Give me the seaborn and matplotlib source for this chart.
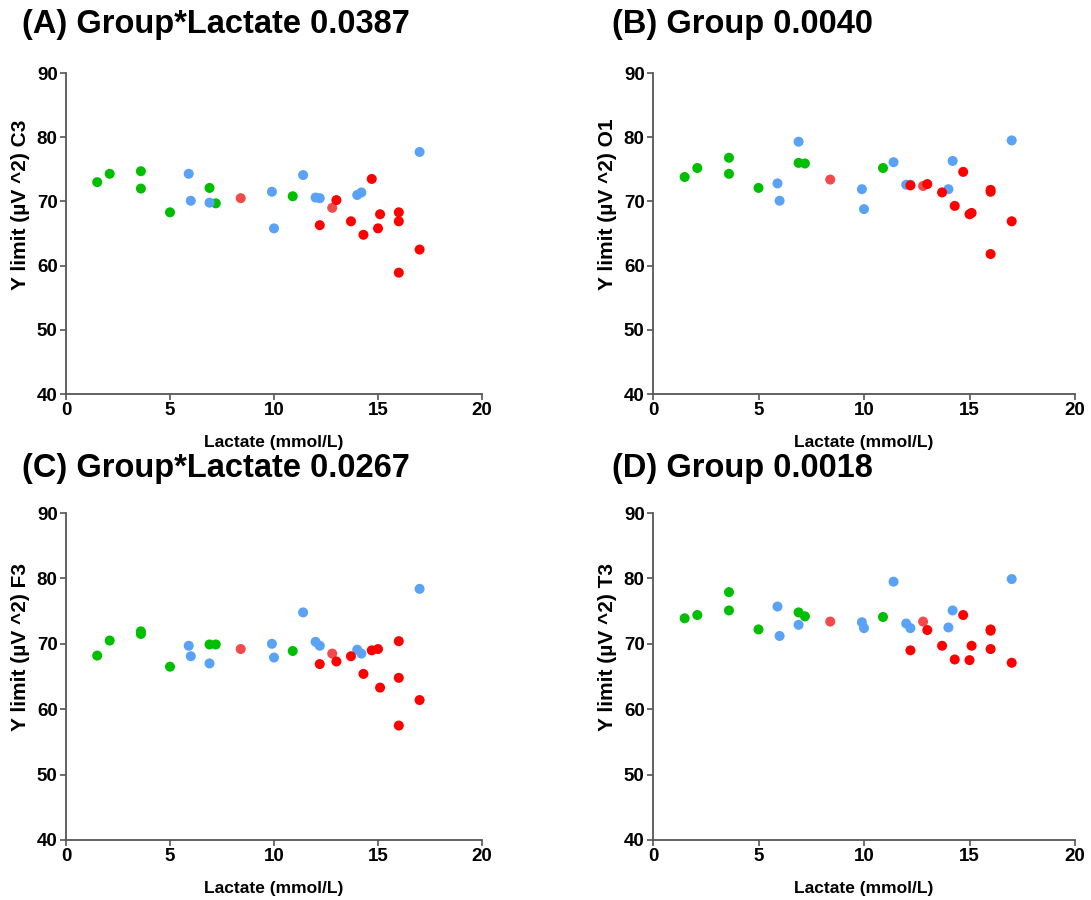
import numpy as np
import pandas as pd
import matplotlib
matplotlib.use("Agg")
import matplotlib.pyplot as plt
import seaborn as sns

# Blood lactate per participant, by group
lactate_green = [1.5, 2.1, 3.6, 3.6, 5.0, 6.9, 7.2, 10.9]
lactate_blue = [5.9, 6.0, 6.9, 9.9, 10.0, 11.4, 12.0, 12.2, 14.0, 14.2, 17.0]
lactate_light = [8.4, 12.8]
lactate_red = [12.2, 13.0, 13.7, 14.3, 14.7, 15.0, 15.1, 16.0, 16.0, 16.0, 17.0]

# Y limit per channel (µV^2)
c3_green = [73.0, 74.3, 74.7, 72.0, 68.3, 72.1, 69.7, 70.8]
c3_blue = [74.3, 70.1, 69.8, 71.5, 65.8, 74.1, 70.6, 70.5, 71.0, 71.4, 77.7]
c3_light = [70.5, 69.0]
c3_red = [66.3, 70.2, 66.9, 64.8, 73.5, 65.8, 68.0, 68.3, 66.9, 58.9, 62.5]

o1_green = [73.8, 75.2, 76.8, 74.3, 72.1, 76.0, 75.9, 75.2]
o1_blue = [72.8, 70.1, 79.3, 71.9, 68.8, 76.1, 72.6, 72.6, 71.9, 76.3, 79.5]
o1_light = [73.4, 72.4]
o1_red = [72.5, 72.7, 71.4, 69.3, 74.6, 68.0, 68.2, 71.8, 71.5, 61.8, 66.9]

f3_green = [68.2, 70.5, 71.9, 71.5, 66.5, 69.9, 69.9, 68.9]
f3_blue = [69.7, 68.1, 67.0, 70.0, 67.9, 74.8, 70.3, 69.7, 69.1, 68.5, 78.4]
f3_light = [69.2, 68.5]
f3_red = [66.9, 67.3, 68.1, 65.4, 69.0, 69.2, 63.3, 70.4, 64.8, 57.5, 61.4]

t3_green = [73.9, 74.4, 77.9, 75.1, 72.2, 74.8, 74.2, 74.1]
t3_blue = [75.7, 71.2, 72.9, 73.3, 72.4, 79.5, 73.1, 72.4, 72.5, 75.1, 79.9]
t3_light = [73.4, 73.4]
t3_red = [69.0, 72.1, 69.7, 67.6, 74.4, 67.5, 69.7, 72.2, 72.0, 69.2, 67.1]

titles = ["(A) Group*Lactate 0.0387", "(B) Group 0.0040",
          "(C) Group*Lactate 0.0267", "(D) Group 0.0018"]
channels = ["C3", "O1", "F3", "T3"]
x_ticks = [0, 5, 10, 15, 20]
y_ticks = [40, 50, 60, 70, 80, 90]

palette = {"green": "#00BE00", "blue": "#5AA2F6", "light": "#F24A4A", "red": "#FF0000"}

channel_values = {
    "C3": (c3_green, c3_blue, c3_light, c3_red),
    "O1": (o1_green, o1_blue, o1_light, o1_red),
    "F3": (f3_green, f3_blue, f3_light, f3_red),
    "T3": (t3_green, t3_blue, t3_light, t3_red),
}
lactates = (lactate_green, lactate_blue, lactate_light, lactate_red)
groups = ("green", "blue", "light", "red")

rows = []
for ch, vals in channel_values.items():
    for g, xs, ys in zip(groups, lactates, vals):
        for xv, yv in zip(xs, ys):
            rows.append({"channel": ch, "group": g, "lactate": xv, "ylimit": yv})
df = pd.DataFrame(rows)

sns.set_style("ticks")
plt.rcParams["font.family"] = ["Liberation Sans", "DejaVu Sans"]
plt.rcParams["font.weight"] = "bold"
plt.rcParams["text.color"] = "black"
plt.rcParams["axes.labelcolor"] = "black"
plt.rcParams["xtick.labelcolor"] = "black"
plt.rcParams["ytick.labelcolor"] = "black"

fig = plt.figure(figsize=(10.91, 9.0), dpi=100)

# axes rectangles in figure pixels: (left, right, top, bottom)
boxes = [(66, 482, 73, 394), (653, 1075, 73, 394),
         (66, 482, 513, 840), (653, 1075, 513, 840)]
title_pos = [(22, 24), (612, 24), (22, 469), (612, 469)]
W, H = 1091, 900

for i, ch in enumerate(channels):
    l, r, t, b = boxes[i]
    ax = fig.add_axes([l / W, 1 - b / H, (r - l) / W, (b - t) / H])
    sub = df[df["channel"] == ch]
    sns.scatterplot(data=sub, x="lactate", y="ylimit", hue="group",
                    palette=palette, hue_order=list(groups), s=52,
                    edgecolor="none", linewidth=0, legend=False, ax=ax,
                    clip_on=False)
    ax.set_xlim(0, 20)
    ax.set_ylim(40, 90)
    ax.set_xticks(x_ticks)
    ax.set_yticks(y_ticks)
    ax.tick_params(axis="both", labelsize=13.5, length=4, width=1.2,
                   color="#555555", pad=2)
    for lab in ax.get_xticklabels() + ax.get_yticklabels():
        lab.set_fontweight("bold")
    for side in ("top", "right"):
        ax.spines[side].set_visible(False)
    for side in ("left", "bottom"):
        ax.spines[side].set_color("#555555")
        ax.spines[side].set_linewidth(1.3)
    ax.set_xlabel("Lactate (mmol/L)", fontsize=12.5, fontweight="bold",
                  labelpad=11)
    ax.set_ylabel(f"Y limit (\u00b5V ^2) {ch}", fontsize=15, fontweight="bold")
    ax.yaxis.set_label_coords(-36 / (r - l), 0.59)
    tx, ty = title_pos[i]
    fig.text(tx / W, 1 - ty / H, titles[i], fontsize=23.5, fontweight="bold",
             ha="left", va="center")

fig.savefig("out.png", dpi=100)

...

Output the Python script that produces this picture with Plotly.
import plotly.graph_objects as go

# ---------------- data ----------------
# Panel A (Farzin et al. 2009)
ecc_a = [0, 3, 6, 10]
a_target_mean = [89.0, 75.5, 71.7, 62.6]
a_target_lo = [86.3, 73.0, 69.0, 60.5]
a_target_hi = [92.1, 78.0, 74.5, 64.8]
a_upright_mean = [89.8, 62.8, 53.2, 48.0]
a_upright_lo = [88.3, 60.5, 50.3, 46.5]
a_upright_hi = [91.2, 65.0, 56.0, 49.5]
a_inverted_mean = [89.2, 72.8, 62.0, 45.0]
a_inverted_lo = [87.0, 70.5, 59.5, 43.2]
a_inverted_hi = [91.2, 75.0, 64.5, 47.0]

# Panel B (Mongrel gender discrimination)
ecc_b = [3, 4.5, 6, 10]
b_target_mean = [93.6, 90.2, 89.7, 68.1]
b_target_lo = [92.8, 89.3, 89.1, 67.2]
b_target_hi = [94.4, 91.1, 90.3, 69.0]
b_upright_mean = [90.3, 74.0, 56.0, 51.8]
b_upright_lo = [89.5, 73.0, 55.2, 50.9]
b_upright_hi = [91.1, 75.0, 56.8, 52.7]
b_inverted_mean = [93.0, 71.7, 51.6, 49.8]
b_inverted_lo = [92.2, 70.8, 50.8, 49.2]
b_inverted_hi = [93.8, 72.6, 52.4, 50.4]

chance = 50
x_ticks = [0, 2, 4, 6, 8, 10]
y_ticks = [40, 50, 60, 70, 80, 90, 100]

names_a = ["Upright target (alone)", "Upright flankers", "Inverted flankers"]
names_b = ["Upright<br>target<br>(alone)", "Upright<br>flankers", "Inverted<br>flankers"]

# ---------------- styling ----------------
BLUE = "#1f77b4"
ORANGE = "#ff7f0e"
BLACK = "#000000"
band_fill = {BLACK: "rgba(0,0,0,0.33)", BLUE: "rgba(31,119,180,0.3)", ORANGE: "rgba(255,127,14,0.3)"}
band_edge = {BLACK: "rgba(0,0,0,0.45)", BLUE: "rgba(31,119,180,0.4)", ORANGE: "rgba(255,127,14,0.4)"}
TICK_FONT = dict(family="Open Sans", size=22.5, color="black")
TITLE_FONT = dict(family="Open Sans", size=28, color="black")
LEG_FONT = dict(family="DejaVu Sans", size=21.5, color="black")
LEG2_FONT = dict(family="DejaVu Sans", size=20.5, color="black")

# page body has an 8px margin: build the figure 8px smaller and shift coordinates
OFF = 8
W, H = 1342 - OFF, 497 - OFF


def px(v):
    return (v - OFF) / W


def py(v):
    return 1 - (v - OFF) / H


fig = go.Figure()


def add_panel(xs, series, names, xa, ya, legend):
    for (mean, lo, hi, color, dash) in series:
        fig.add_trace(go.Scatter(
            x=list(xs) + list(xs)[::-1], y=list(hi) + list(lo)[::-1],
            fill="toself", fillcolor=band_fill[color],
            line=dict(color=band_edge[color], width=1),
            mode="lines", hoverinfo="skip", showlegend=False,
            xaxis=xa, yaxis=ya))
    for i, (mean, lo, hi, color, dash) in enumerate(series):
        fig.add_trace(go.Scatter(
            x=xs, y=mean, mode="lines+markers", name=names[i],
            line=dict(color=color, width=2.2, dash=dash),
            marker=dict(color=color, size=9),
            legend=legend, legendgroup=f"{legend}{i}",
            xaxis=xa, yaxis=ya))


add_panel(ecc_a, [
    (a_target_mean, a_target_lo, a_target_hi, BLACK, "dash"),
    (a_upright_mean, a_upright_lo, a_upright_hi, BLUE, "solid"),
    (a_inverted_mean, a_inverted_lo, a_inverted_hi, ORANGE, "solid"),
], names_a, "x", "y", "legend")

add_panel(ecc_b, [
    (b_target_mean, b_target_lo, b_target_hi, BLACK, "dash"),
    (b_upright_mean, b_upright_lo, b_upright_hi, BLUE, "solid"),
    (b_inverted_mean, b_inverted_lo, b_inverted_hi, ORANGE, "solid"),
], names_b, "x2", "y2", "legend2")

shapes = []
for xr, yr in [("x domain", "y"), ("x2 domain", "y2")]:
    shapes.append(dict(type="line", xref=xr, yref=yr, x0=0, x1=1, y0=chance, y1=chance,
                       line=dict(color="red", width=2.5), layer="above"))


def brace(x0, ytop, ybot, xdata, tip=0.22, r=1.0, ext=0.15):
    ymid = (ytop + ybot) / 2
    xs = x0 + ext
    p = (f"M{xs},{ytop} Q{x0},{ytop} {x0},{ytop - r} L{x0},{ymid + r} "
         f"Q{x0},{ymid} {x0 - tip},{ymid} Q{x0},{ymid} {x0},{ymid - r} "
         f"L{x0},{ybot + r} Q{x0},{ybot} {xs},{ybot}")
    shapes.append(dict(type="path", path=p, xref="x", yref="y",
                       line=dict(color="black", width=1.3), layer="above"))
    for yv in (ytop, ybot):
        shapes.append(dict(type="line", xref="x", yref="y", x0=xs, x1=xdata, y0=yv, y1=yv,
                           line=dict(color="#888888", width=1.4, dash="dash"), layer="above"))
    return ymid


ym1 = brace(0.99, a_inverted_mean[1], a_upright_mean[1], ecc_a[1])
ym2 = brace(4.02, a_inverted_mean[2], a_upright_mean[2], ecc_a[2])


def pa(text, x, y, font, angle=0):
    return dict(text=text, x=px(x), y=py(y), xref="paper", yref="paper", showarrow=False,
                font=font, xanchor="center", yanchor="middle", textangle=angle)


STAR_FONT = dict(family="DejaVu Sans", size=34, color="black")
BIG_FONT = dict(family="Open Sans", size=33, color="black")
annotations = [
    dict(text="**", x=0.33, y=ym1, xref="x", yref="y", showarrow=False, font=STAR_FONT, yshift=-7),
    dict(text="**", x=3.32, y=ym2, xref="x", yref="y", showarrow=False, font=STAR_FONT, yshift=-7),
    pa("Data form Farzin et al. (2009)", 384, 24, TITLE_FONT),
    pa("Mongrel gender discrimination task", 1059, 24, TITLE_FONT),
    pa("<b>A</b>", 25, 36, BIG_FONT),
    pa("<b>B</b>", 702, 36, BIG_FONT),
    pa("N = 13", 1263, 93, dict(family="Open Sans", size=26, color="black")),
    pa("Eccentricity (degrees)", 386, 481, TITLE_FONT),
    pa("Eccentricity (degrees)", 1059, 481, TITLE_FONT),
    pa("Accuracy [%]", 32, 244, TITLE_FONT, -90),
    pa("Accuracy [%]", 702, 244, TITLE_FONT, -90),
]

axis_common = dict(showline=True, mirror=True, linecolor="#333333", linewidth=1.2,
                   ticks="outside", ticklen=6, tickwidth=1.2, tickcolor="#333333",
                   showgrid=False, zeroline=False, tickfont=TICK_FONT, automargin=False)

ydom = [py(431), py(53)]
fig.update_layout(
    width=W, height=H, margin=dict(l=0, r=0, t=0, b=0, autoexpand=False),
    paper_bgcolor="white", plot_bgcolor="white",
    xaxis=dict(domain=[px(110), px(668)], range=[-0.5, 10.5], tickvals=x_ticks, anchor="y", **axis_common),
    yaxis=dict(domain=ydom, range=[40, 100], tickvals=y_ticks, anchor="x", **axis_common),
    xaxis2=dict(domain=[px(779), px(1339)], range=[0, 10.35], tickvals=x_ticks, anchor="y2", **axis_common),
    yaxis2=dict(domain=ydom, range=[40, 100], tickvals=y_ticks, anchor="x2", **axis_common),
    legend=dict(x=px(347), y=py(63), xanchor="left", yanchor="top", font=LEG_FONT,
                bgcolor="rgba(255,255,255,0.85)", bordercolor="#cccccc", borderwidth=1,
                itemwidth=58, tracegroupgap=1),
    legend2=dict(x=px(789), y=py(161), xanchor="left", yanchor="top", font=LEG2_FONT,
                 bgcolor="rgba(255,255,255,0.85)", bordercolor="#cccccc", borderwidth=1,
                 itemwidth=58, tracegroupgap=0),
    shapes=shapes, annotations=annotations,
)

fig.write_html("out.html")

* * *

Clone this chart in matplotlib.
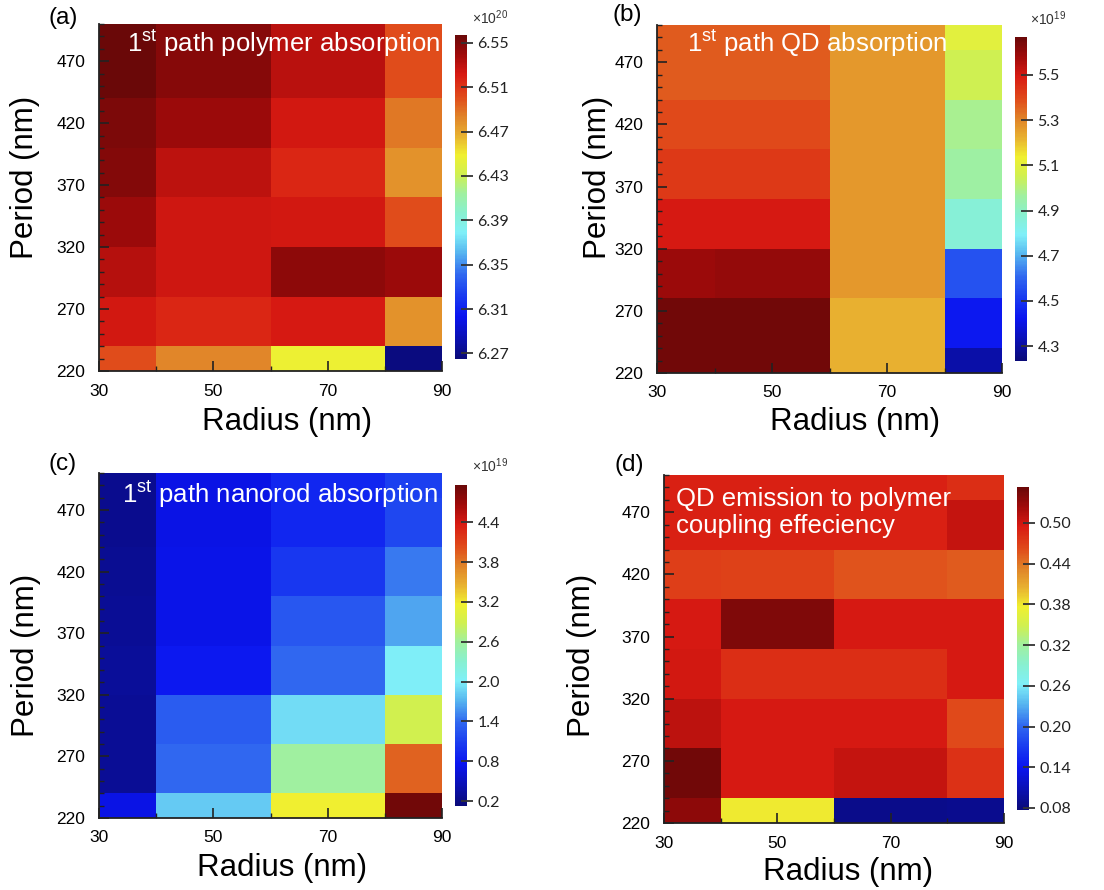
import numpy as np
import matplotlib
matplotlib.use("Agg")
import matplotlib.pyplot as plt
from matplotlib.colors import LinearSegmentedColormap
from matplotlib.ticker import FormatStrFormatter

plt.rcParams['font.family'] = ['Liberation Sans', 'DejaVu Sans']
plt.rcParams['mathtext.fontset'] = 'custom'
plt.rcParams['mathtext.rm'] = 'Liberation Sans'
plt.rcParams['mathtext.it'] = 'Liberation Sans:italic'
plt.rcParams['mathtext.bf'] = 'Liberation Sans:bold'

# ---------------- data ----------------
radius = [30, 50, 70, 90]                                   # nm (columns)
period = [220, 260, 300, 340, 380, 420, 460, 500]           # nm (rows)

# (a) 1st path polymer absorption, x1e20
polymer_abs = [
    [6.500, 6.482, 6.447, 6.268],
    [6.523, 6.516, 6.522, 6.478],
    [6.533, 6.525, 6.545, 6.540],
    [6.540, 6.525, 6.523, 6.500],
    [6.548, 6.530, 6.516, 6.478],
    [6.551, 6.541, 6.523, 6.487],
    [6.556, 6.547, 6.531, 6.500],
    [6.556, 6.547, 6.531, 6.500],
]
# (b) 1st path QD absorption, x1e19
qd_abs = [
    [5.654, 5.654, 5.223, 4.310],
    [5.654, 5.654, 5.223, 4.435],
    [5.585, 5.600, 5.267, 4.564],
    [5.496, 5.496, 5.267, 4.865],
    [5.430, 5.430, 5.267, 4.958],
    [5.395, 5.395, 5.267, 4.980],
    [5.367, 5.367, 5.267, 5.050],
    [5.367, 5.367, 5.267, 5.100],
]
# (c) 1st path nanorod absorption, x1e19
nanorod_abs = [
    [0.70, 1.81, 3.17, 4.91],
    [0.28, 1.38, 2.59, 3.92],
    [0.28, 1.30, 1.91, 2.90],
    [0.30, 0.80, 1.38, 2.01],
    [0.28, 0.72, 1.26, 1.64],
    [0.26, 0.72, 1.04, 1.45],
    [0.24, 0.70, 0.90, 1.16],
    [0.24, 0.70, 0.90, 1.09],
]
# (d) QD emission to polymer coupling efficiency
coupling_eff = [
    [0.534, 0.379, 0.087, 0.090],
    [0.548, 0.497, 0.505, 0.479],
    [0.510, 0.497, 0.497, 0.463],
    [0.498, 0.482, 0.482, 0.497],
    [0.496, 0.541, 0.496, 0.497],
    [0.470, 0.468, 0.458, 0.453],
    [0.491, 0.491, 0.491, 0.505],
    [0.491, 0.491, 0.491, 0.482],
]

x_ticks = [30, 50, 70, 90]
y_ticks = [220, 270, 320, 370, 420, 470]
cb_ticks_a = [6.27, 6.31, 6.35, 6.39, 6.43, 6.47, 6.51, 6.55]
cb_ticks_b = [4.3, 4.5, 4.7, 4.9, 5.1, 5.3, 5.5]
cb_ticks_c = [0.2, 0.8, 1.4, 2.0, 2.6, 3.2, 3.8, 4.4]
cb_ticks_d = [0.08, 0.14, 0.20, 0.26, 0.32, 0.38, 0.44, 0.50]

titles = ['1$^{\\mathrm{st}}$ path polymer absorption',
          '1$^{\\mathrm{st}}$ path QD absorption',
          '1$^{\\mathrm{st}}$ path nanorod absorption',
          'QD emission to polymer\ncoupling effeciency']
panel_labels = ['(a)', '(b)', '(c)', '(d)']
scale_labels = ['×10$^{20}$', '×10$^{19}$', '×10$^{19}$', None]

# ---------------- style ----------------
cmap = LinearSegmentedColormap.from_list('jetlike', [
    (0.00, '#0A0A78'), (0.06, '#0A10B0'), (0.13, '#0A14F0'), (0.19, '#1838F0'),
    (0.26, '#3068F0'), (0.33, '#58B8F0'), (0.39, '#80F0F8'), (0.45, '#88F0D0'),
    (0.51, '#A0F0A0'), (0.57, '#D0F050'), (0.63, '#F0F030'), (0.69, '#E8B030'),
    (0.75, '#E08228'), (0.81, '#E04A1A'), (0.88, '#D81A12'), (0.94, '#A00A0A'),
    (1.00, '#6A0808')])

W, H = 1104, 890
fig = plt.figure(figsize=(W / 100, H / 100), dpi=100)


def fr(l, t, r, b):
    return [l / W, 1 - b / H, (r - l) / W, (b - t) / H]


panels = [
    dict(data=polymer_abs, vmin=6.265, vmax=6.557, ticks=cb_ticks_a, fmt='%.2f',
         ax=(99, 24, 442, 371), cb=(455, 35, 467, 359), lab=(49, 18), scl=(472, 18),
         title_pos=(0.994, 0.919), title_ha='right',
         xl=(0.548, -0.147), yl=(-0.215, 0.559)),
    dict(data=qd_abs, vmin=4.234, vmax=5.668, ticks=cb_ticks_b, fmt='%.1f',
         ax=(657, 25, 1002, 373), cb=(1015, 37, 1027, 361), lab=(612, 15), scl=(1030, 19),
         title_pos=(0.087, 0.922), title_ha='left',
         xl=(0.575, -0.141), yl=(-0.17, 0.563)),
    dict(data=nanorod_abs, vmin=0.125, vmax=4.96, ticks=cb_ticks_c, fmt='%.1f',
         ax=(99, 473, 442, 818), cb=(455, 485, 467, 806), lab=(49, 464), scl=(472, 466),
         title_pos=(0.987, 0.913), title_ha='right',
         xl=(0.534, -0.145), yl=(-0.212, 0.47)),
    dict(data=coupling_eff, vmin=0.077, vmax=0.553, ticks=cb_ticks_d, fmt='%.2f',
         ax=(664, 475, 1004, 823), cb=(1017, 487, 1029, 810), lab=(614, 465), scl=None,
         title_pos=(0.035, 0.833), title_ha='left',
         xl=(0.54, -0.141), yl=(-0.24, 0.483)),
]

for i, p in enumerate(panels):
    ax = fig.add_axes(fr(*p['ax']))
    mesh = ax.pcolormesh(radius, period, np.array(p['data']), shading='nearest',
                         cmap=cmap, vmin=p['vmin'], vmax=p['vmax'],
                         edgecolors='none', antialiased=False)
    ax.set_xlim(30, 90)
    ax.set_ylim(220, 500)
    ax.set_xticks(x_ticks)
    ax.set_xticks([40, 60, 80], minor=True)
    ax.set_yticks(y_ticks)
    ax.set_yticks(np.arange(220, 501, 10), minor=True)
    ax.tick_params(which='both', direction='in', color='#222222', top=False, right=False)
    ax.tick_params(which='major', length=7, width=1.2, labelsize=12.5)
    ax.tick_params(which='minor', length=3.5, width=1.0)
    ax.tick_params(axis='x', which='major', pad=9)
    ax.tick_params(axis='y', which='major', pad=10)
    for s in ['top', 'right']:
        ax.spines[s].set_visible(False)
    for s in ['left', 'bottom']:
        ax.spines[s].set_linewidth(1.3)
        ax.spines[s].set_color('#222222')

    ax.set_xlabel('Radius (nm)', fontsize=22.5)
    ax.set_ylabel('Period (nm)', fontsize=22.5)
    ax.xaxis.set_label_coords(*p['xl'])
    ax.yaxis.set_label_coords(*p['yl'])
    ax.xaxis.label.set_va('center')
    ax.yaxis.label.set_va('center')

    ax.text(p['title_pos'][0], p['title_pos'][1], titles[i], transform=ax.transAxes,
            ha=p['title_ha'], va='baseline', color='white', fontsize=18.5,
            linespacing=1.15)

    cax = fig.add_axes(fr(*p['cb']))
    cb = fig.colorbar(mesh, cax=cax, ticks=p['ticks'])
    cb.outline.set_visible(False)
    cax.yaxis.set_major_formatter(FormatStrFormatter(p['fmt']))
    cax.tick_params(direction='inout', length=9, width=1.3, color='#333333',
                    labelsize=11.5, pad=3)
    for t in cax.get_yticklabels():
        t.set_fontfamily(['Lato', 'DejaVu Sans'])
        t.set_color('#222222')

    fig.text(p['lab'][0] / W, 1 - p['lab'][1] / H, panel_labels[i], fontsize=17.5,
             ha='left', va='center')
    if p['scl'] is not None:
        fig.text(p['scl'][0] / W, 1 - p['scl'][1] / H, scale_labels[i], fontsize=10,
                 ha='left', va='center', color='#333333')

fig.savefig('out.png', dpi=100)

> **Given exercise**: Looking above, find the stretch of lines that opens with the one holding "Give me the" and closes with the one holding "64.8, 57.5, 61.4]". Copy it exactly, pictures excluded.

> **Solved problem**:
Give me the seaborn and matplotlib source for this chart.
import numpy as np
import pandas as pd
import matplotlib
matplotlib.use("Agg")
import matplotlib.pyplot as plt
import seaborn as sns

# Blood lactate per participant, by group
lactate_green = [1.5, 2.1, 3.6, 3.6, 5.0, 6.9, 7.2, 10.9]
lactate_blue = [5.9, 6.0, 6.9, 9.9, 10.0, 11.4, 12.0, 12.2, 14.0, 14.2, 17.0]
lactate_light = [8.4, 12.8]
lactate_red = [12.2, 13.0, 13.7, 14.3, 14.7, 15.0, 15.1, 16.0, 16.0, 16.0, 17.0]

# Y limit per channel (µV^2)
c3_green = [73.0, 74.3, 74.7, 72.0, 68.3, 72.1, 69.7, 70.8]
c3_blue = [74.3, 70.1, 69.8, 71.5, 65.8, 74.1, 70.6, 70.5, 71.0, 71.4, 77.7]
c3_light = [70.5, 69.0]
c3_red = [66.3, 70.2, 66.9, 64.8, 73.5, 65.8, 68.0, 68.3, 66.9, 58.9, 62.5]

o1_green = [73.8, 75.2, 76.8, 74.3, 72.1, 76.0, 75.9, 75.2]
o1_blue = [72.8, 70.1, 79.3, 71.9, 68.8, 76.1, 72.6, 72.6, 71.9, 76.3, 79.5]
o1_light = [73.4, 72.4]
o1_red = [72.5, 72.7, 71.4, 69.3, 74.6, 68.0, 68.2, 71.8, 71.5, 61.8, 66.9]

f3_green = [68.2, 70.5, 71.9, 71.5, 66.5, 69.9, 69.9, 68.9]
f3_blue = [69.7, 68.1, 67.0, 70.0, 67.9, 74.8, 70.3, 69.7, 69.1, 68.5, 78.4]
f3_light = [69.2, 68.5]
f3_red = [66.9, 67.3, 68.1, 65.4, 69.0, 69.2, 63.3, 70.4, 64.8, 57.5, 61.4]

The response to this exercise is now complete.